The water’s murmuring keeps me awake. I keep thinking there’s someone walking around the tent and I keep hearing suspicious noises. Every couple of minutes I stick my head out of the tent and look around. I doubt someone’s taken a car through the blocked section of the road that I only barely got through on the bike. So maybe it’s some animal in the bushes? A bear? A wolf? Or maybe just a dog? The stream’s sound changes every so often because of the strong wind. After some two hours I finally manage to fall asleep. I promise myself to spend the next night away from water.
May 2nd, 2014
View day 5 route on Google Maps
I wake up at 6. It was raining in the wee hours. I eat my sandwiches for breakfast, pack the camp, and move towards the Soča river valley.
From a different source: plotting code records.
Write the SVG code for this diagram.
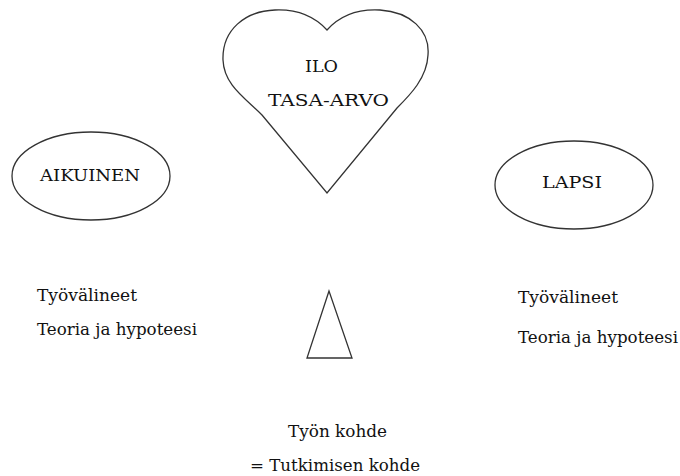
<svg xmlns="http://www.w3.org/2000/svg" width="680" height="476" viewBox="0 0 680 476">
<style>
.s{fill:none;stroke:#333;stroke-width:1.3}
.t{font-family:"DejaVu Serif","Liberation Serif",serif;font-size:16px;fill:#111}
</style>
<rect width="680" height="476" fill="#fff"/>
<g id="heart">
<path class="s" d="M327,30 C343,12 362,9 380,10 C410,12 430,30 428,55 C427,78 410,95 397,108 L327,193 L262,115 C245,98 224,85 223,60 C222,30 245,11 275,10 C298,9 315,17 327,30 Z"/>
<text class="t" x="305" y="72" textLength="33" lengthAdjust="spacingAndGlyphs">ILO</text>
<text class="t" x="268" y="106" textLength="121" lengthAdjust="spacingAndGlyphs">TASA-ARVO</text>
</g>
<g id="aikuinen">
<ellipse class="s" cx="91" cy="176" rx="79" ry="44"/>
<text class="t" x="40" y="181" textLength="100" lengthAdjust="spacingAndGlyphs">AIKUINEN</text>
</g>
<g id="lapsi">
<ellipse class="s" cx="574" cy="185" rx="79" ry="44"/>
<text class="t" x="542" y="188" textLength="60" lengthAdjust="spacingAndGlyphs">LAPSI</text>
</g>
<g id="triangle">
<polygon class="s" points="329,291 307,358 352,358"/>
</g>
<g id="left-text">
<text class="t" x="37" y="301" textLength="100" lengthAdjust="spacingAndGlyphs">Työvälineet</text>
<text class="t" x="37" y="335" textLength="160" lengthAdjust="spacingAndGlyphs">Teoria ja hypoteesi</text>
</g>
<g id="right-text">
<text class="t" x="518" y="303" textLength="100" lengthAdjust="spacingAndGlyphs">Työvälineet</text>
<text class="t" x="518" y="343" textLength="160" lengthAdjust="spacingAndGlyphs">Teoria ja hypoteesi</text>
</g>
<g id="bottom-text">
<text class="t" x="288" y="437" textLength="99" lengthAdjust="spacingAndGlyphs">Työn kohde</text>
<text class="t" x="250" y="471" textLength="170" lengthAdjust="spacingAndGlyphs">= Tutkimisen kohde</text>
</g>
<g id="connectors"></g>
</svg>
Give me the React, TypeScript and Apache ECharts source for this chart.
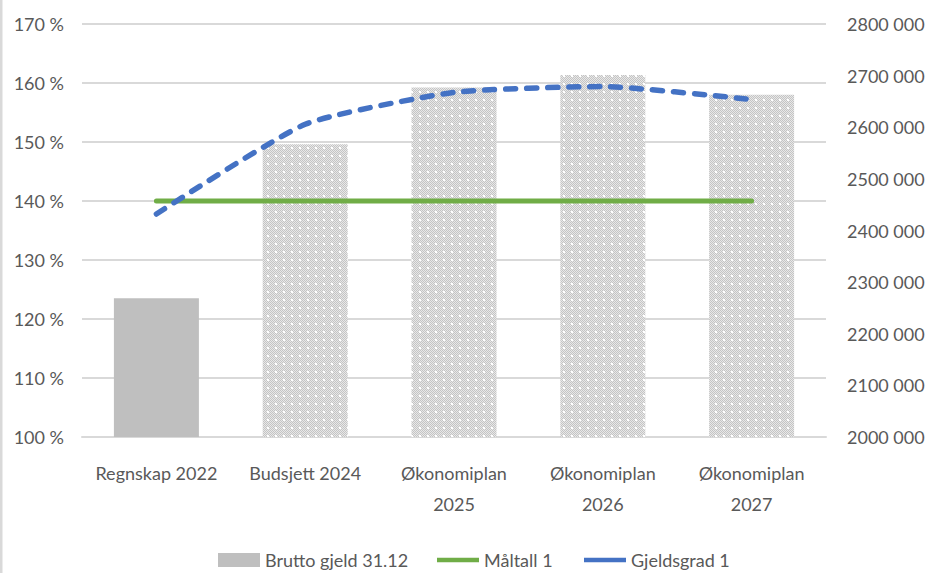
import React, { useEffect, useRef } from "react";
import * as echarts from "echarts";

const categories = [
  "Regnskap 2022",
  "Budsjett 2024",
  "Økonomiplan\n2025",
  "Økonomiplan\n2026",
  "Økonomiplan\n2027",
];
const bruttoGjeld = [2269000, 2567000, 2677000, 2701000, 2663000];
const maltall = [140, 140, 140, 140, 140];
const gjeldsgrad = [137.8, 153.0, 158.4, 159.4, 157.2];
const leftTicks = { min: 100, max: 170, interval: 10 };
const rightTicks = { min: 2000000, max: 2800000, interval: 100000 };

const FONT = "Lato, 'Liberation Sans', sans-serif";
const FS = 18;
const TEXT = "#595959";

function makePattern(): string {
  const c = document.createElement("canvas");
  c.width = 8;
  c.height = 8;
  const ctx = c.getContext("2d")!;
  ctx.fillStyle = "#e8e8e8";
  ctx.fillRect(0, 0, 8, 8);
  ctx.fillStyle = "#c4c4c4";
  for (let y = 0; y < 8; y++) {
    for (let x = 0; x < 8; x++) {
      if ((x + y) % 2 === 0) ctx.fillRect(x, y, 1, 1);
    }
  }
  ctx.fillStyle = "#ffffff";
  ctx.fillRect(3, 3, 2, 2);
  return c.toDataURL();
}

export default function App() {
  const ref = useRef<HTMLDivElement>(null);
  useEffect(() => {
    if (!ref.current) return;
    const chart = echarts.init(ref.current, undefined, { renderer: "svg" });
    const pattern = makePattern();
    const fmtRight = (v: number) =>
      `${Math.floor(v / 1000000)}${String(Math.floor((v % 1000000) / 1000)).padStart(3, "0")} ${String(v % 1000).padStart(3, "0")}`;
    const lineIcon = "path://M0,0 L42,0 L42,4.5 L0,4.5 Z";
    const legendBase = {
      top: 551,
      padding: 0,
      itemWidth: 42,
      itemHeight: 14,
      textStyle: { color: TEXT, fontSize: FS, fontFamily: FONT },
    };
    chart.setOption({
      animation: false,
      backgroundColor: "#ffffff",
      textStyle: { fontFamily: FONT },
      graphic: [
        {
          type: "rect",
          left: 0,
          top: 0,
          shape: { width: 2.5, height: 573 },
          style: { fill: "#d9d9d9" },
        },
      ],
      grid: {
        left: 82,
        right: 99,
        top: 24,
        bottom: 136,
        containLabel: false,
        outerBoundsMode: "none",
      },
      legend: [
        {
          ...legendBase,
          left: 218,
          data: [{ name: "Brutto gjeld 31.12", icon: "rect" }],
        },
        {
          ...legendBase,
          left: 437,
          data: [{ name: "Måltall 1", icon: lineIcon, itemStyle: { color: "#70ad47" } }],
        },
        {
          ...legendBase,
          left: 584,
          data: [{ name: "Gjeldsgrad 1", icon: lineIcon, itemStyle: { color: "#4472c4" } }],
        },
      ],
      xAxis: {
        type: "category",
        data: categories,
        axisLine: { show: true, lineStyle: { color: "#d9d9d9", width: 2 } },
        axisTick: { show: false },
        axisLabel: {
          color: TEXT,
          fontSize: FS,
          fontFamily: FONT,
          lineHeight: 31,
          margin: 20,
          interval: 0,
        },
      },
      yAxis: [
        {
          type: "value",
          min: leftTicks.min,
          max: leftTicks.max,
          interval: leftTicks.interval,
          axisLine: { show: false },
          axisTick: { show: false },
          splitLine: { lineStyle: { color: "#d9d9d9", width: 2 } },
          axisLabel: {
            color: TEXT,
            fontSize: FS,
            fontFamily: FONT,
            margin: 18,
            formatter: (v: number) => `${v} %`,
          },
        },
        {
          type: "value",
          min: rightTicks.min,
          max: rightTicks.max,
          interval: rightTicks.interval,
          axisLine: { show: false },
          axisTick: { show: false },
          splitLine: { show: false },
          axisLabel: {
            color: TEXT,
            fontSize: FS,
            fontFamily: FONT,
            margin: 21,
            formatter: fmtRight,
          },
        },
      ],
      series: [
        {
          name: "Brutto gjeld 31.12",
          type: "bar",
          yAxisIndex: 1,
          barWidth: 85,
          itemStyle: { color: "#bfbfbf" },
          data: bruttoGjeld.map((v, i) =>
            i === 0
              ? { value: v }
              : { value: v, itemStyle: { color: { image: pattern, repeat: "repeat" } } }
          ),
          z: 1,
        },
        {
          name: "Måltall 1",
          type: "line",
          yAxisIndex: 0,
          data: maltall,
          symbol: "none",
          lineStyle: { color: "#70ad47", width: 5, cap: "round" },
          itemStyle: { color: "#70ad47" },
          z: 3,
        },
        {
          name: "Gjeldsgrad 1",
          type: "line",
          yAxisIndex: 0,
          data: gjeldsgrad,
          symbol: "none",
          smooth: 0.18,
          lineStyle: { color: "#4472c4", width: 5.5, type: [10, 11], cap: "round" },
          itemStyle: { color: "#4472c4" },
          z: 4,
        },
      ],
    });
    return () => chart.dispose();
  }, []);
  return (
    <div
      ref={ref}
      style={{ position: "absolute", left: 0, top: 0, width: 925, height: 573 }}
    />
  );
}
I just wish I had managed to get to the top of Mangart. It was one of the main goals of the trip. As I ride down, I promise myself I’ll be back here. When the weather gets better, and when the roads aren’t blocked with piles of snow. I don’t know when I’ll do it, but I know I will.
A small settlement by the foot of Mangart, along the road to Bovec. The houses and other buildings look much poorer than in other parts of the country. It’s just 3 kilometers from here to the Italian border. I’m a bit tempted to get off my planned route and hit the unknown Italian parts of the Alps, but in the end I decide to stick to the plan.
The fortress was built in 1472 and it was a defense against the Turks. It was under Austrian command for a long time, and in 1797 Napoleon fought in a battle here. A very appealing place, but unfortunately – it was closed, and there was no way to get inside.
A short sandwich and photo break.
I reach the town of Kobarid and pass the Orthodox church of St. Anthony with an ossuary in memory of Italian soldiers, who died in the World War I (Slovenian: Kostnica s Cerkvijo Sv. Antona) and I get to the bridge over the river Soča. I ride to the parking lot next to the Kamp Koren campsite, take my backpack and walk towards the Kozjak river gorge.